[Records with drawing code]

↓

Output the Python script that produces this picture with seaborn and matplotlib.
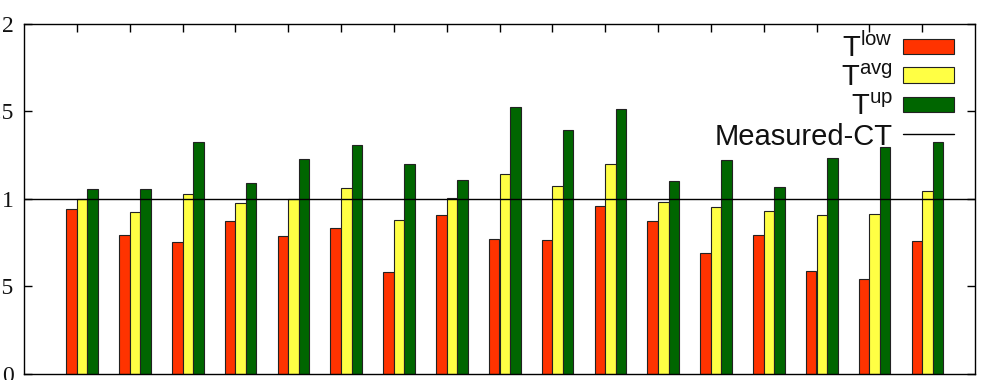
import numpy as np
import pandas as pd
import matplotlib
matplotlib.use("Agg")
import matplotlib.pyplot as plt
import seaborn as sns
from matplotlib.patches import Rectangle
from matplotlib.lines import Line2D

groups = [f"G{i+1}" for i in range(17)]
t_low = [0.942, 0.792, 0.754, 0.871, 0.787, 0.832, 0.579, 0.906, 0.768, 0.766,
         0.956, 0.874, 0.689, 0.792, 0.586, 0.542, 0.758]
t_avg = [0.997, 0.924, 1.025, 0.974, 0.997, 1.059, 0.881, 1.007, 1.144, 1.075,
         1.201, 0.979, 0.951, 0.930, 0.905, 0.912, 1.042]
t_up = [1.055, 1.056, 1.323, 1.092, 1.227, 1.305, 1.199, 1.105, 1.527, 1.393,
        1.511, 1.100, 1.221, 1.067, 1.233, 1.294, 1.326]
measured_ct = 1.0
series_names = ["low", "avg", "up"]
legend_labels = [r"$\mathrm{T}^{\mathrm{low}}$", r"$\mathrm{T}^{\mathrm{avg}}$",
                 r"$\mathrm{T}^{\mathrm{up}}$", "Measured-CT"]
y_ticks = [0, 0.5, 1, 1.5, 2]
y_ticklabels = ["0", "0.5", "1", "1.5", "2"]
colors = {"low": "#ff3300", "avg": "#ffff44", "up": "#006600"}

df = pd.DataFrame({
    "group": groups * 3,
    "series": ["low"] * 17 + ["avg"] * 17 + ["up"] * 17,
    "value": t_low + t_avg + t_up,
})

sns.set_theme(style="ticks")
plt.rcParams["font.family"] = ["Liberation Sans", "DejaVu Sans"]
plt.rcParams["mathtext.fontset"] = "custom"
plt.rcParams["mathtext.rm"] = "Liberation Sans"
plt.rcParams["mathtext.it"] = "Liberation Sans:italic"

W, H = 984, 380
AX_L, AX_R, AX_T, AX_B = 24, 975, 24, 373.5
fig = plt.figure(figsize=(W / 100, H / 100), dpi=100)
ax = fig.add_axes([AX_L / W, 1 - AX_B / H, (AX_R - AX_L) / W, (AX_B - AX_T) / H])

sns.barplot(data=df, x="group", y="value", hue="series", hue_order=series_names,
            palette=colors, width=0.6, edgecolor="#222222", linewidth=0.8,
            saturation=1, ax=ax, legend=False)
ax.axhline(measured_ct, color="black", lw=1.0, zorder=3)

n = len(groups)
ax.set_xlim(-1.1, n - 1 + 0.9)
ax.set_ylim(0, 2)
ax.set_xlabel("")
ax.set_ylabel("")

ax.set_xticks(np.arange(n) - 0.1)
ax.set_xticklabels([])
ax.tick_params(axis="x", which="both", bottom=False, top=True, labelbottom=False,
               labeltop=False, direction="in", length=5.5, width=1.0, color="black")
ax.set_yticks(y_ticks)
ax.set_yticklabels(y_ticklabels, fontfamily="Liberation Serif", fontsize=17)
ax.tick_params(axis="y", left=True, right=True, direction="in", length=5.5,
               width=1.0, pad=7.3, color="black", labelcolor="#111111")
for s in ax.spines.values():
    s.set_visible(True)
    s.set_color("black")
    s.set_linewidth(1.0)

# legend (labels left, samples right), placed in axes fraction coordinates
def fx(px):
    return (px - AX_L) / (AX_R - AX_L)

def fy(py):
    return (AX_B - py) / (AX_B - AX_T)

row_centers = [46, 75, 104, 134]
box_x0, box_x1, box_h = 903, 954, 15
text_right = 893
for i, lab in enumerate(legend_labels):
    yc = row_centers[i]
    if i < 3:
        ax.add_patch(Rectangle((fx(box_x0), fy(yc + box_h / 2)),
                               fx(box_x1) - fx(box_x0), fy(yc - box_h / 2) - fy(yc + box_h / 2),
                               transform=ax.transAxes, facecolor=colors[series_names[i]],
                               edgecolor="#222222", linewidth=0.8, zorder=5, clip_on=False))
    else:
        ax.add_line(Line2D([fx(box_x0), fx(box_x1)], [fy(yc), fy(yc)],
                           transform=ax.transAxes, color="black", lw=1.0, zorder=5))
    ax.text(fx(text_right), fy(yc + 11), lab, transform=ax.transAxes, ha="right",
            va="baseline", fontsize=21, color="#111111", zorder=5)

fig.savefig("out.png", dpi=100)
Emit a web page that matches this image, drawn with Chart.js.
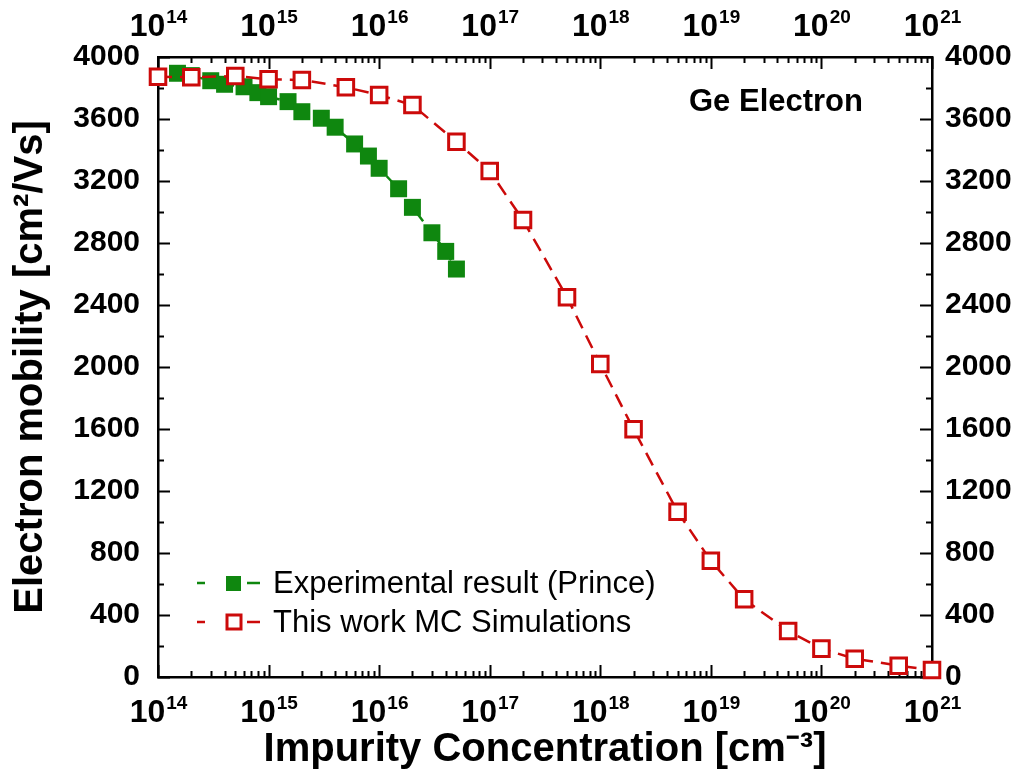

↑

Task:
Take the material above from its first line through the line holding "from matplotlib.lines import Line2D" and set it down exactly, without the pictures.

Complete answer:
Output the Python script that produces this picture with seaborn and matplotlib.
import numpy as np
import pandas as pd
import matplotlib
matplotlib.use("Agg")
import matplotlib.pyplot as plt
import seaborn as sns
from matplotlib.patches import Rectangle
from matplotlib.lines import Line2D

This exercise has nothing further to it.